Problem to solve :: Below are records to transcribe exactly, without their pictures.
---------- Given data ----------
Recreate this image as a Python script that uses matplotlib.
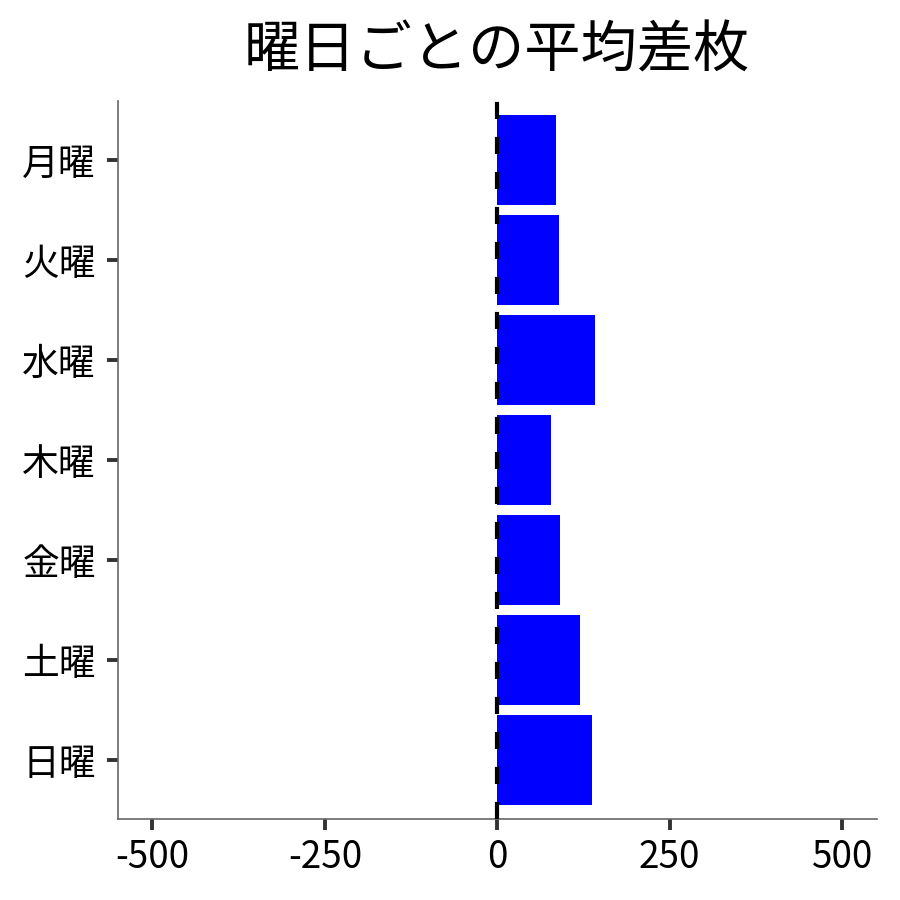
import matplotlib
matplotlib.use("Agg")
import matplotlib.pyplot as plt

plt.rcParams['font.family'] = ['Noto Sans CJK JP', 'DejaVu Sans']
plt.rcParams['axes.unicode_minus'] = False

days = ['月曜', '火曜', '水曜', '木曜', '金曜', '土曜', '日曜']
avg_diff = [85, 90, 142, 78, 91, 120, 137]
xticks = [-500, -250, 0, 250, 500]

fig = plt.figure(figsize=(9, 9), dpi=100)
ax = fig.add_axes([0.131, 0.09, 0.843, 0.798])

ypos = list(range(len(days)))
ax.barh(ypos, avg_diff, height=0.9, color='#0000ff', zorder=2)
# zero reference line
ax.axvline(0, color='black', linewidth=3, linestyle=(0, (4.1, 4.3)), zorder=3)

ax.set_yticks(ypos)
ax.set_yticklabels(days)
ax.set_ylim(len(days) - 1 + 0.59, -0.59)
ax.set_xlim(-550, 550)
ax.set_xticks(xticks)
ax.set_xticklabels([str(v) for v in xticks])

ax.tick_params(axis='both', labelsize=26.5, length=8, width=2.8, color='#333333', pad=6)
ax.tick_params(axis='y', pad=8)

for s in ['top', 'right']:
    ax.spines[s].set_visible(False)
for s in ['left', 'bottom']:
    ax.spines[s].set_color('#666666')
    ax.spines[s].set_linewidth(1.2)

ax.set_title('曜日ごとの平均差枚', fontsize=40.5, pad=24)

fig.savefig('out.png', dpi=100)
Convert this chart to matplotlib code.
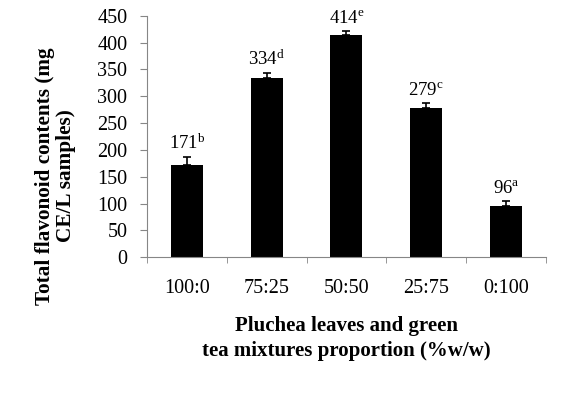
import matplotlib
matplotlib.use('Agg')
import matplotlib.pyplot as plt
import numpy as np

plt.rcParams['font.family'] = ['Liberation Serif', 'DejaVu Serif']
plt.rcParams['mathtext.fontset'] = 'custom'
plt.rcParams['mathtext.rm'] = 'Liberation Serif'
plt.rcParams['mathtext.it'] = 'Liberation Serif'

# data
proportions = ['100:0', '75:25', '50:50', '25:75', '0:100']
flavonoid = [171, 334, 414, 279, 96]
errors = [15, 9, 8, 8, 8]
letters = ['b', 'd', 'e', 'c', 'a']

fig = plt.figure(figsize=(5.76, 3.95), dpi=100)
ax = fig.add_axes([0.255, 0.349, 0.693, 0.611])

x = np.arange(len(proportions))
ax.bar(x, flavonoid, width=0.4, color='black', zorder=2)
ax.errorbar(x, flavonoid, yerr=[np.zeros(len(errors)), errors], fmt='none',
            ecolor='black', elinewidth=1.2, capsize=2.6, capthick=1.2, zorder=3)

for xi, v, e, l in zip(x, flavonoid, errors, letters):
    ax.annotate(r'$\mathregular{%d^{%s}}$' % (v, l), (xi, v + e), xytext=(0, 3),
                textcoords='offset points', ha='center', va='bottom', fontsize=13.5)

ax.set_xlim(-0.5, len(proportions) - 0.5)
ax.set_ylim(0, 450)
ax.set_yticks(np.arange(0, 451, 50))
ax.set_xticks(x)
ax.set_xticklabels(proportions)
ax.set_xticks(np.arange(-0.5, len(proportions), 1), minor=True)

ax.tick_params(axis='x', which='major', length=0, pad=16, labelsize=14.5)
ax.tick_params(axis='x', which='minor', length=4.5, direction='out', color='#868686')
ax.tick_params(axis='y', length=5, direction='out', color='#868686', pad=9, labelsize=14.5)

for s in ['top', 'right']:
    ax.spines[s].set_visible(False)
for s in ['left', 'bottom']:
    ax.spines[s].set_color('#868686')

ax.set_ylabel('Total flavonoid contents (mg\nCE/L samples)', fontsize=15.3,
              fontweight='bold', linespacing=1.05)
ax.yaxis.set_label_coords(-0.178, 0.336)
ax.set_xlabel('Pluchea leaves and green\ntea mixtures proportion (%w/w)', fontsize=15,
              fontweight='bold', labelpad=13, linespacing=1.3)

plt.savefig('out.png', dpi=100)
plt.close()
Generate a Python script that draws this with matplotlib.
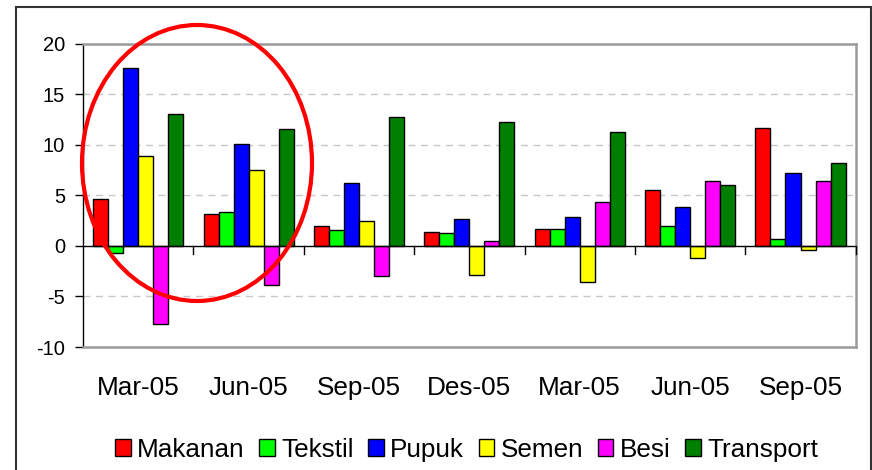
----------
Full solution ::
Recreate this image as a Python script that uses matplotlib.
import matplotlib
matplotlib.use("Agg")
import matplotlib.pyplot as plt

plt.rcParams['font.family'] = ['Noto Sans CJK JP', 'DejaVu Sans']
plt.rcParams['axes.unicode_minus'] = False

days = ['月曜', '火曜', '水曜', '木曜', '金曜', '土曜', '日曜']
avg_diff = [85, 90, 142, 78, 91, 120, 137]
xticks = [-500, -250, 0, 250, 500]

fig = plt.figure(figsize=(9, 9), dpi=100)
ax = fig.add_axes([0.131, 0.09, 0.843, 0.798])

ypos = list(range(len(days)))
ax.barh(ypos, avg_diff, height=0.9, color='#0000ff', zorder=2)
# zero reference line
ax.axvline(0, color='black', linewidth=3, linestyle=(0, (4.1, 4.3)), zorder=3)

ax.set_yticks(ypos)
ax.set_yticklabels(days)
ax.set_ylim(len(days) - 1 + 0.59, -0.59)
ax.set_xlim(-550, 550)
ax.set_xticks(xticks)
ax.set_xticklabels([str(v) for v in xticks])

ax.tick_params(axis='both', labelsize=26.5, length=8, width=2.8, color='#333333', pad=6)
ax.tick_params(axis='y', pad=8)

for s in ['top', 'right']:
    ax.spines[s].set_visible(False)
for s in ['left', 'bottom']:
    ax.spines[s].set_color('#666666')
    ax.spines[s].set_linewidth(1.2)

ax.set_title('曜日ごとの平均差枚', fontsize=40.5, pad=24)

fig.savefig('out.png', dpi=100)
Convert this chart to matplotlib code.
import matplotlib
matplotlib.use('Agg')
import matplotlib.pyplot as plt
import numpy as np

plt.rcParams['font.family'] = ['Liberation Serif', 'DejaVu Serif']
plt.rcParams['mathtext.fontset'] = 'custom'
plt.rcParams['mathtext.rm'] = 'Liberation Serif'
plt.rcParams['mathtext.it'] = 'Liberation Serif'

# data
proportions = ['100:0', '75:25', '50:50', '25:75', '0:100']
flavonoid = [171, 334, 414, 279, 96]
errors = [15, 9, 8, 8, 8]
letters = ['b', 'd', 'e', 'c', 'a']

fig = plt.figure(figsize=(5.76, 3.95), dpi=100)
ax = fig.add_axes([0.255, 0.349, 0.693, 0.611])

x = np.arange(len(proportions))
ax.bar(x, flavonoid, width=0.4, color='black', zorder=2)
ax.errorbar(x, flavonoid, yerr=[np.zeros(len(errors)), errors], fmt='none',
            ecolor='black', elinewidth=1.2, capsize=2.6, capthick=1.2, zorder=3)

for xi, v, e, l in zip(x, flavonoid, errors, letters):
    ax.annotate(r'$\mathregular{%d^{%s}}$' % (v, l), (xi, v + e), xytext=(0, 3),
                textcoords='offset points', ha='center', va='bottom', fontsize=13.5)

ax.set_xlim(-0.5, len(proportions) - 0.5)
ax.set_ylim(0, 450)
ax.set_yticks(np.arange(0, 451, 50))
ax.set_xticks(x)
ax.set_xticklabels(proportions)
ax.set_xticks(np.arange(-0.5, len(proportions), 1), minor=True)

ax.tick_params(axis='x', which='major', length=0, pad=16, labelsize=14.5)
ax.tick_params(axis='x', which='minor', length=4.5, direction='out', color='#868686')
ax.tick_params(axis='y', length=5, direction='out', color='#868686', pad=9, labelsize=14.5)

for s in ['top', 'right']:
    ax.spines[s].set_visible(False)
for s in ['left', 'bottom']:
    ax.spines[s].set_color('#868686')

ax.set_ylabel('Total flavonoid contents (mg\nCE/L samples)', fontsize=15.3,
              fontweight='bold', linespacing=1.05)
ax.yaxis.set_label_coords(-0.178, 0.336)
ax.set_xlabel('Pluchea leaves and green\ntea mixtures proportion (%w/w)', fontsize=15,
              fontweight='bold', labelpad=13, linespacing=1.3)

plt.savefig('out.png', dpi=100)
plt.close()
Generate a Python script that draws this with matplotlib.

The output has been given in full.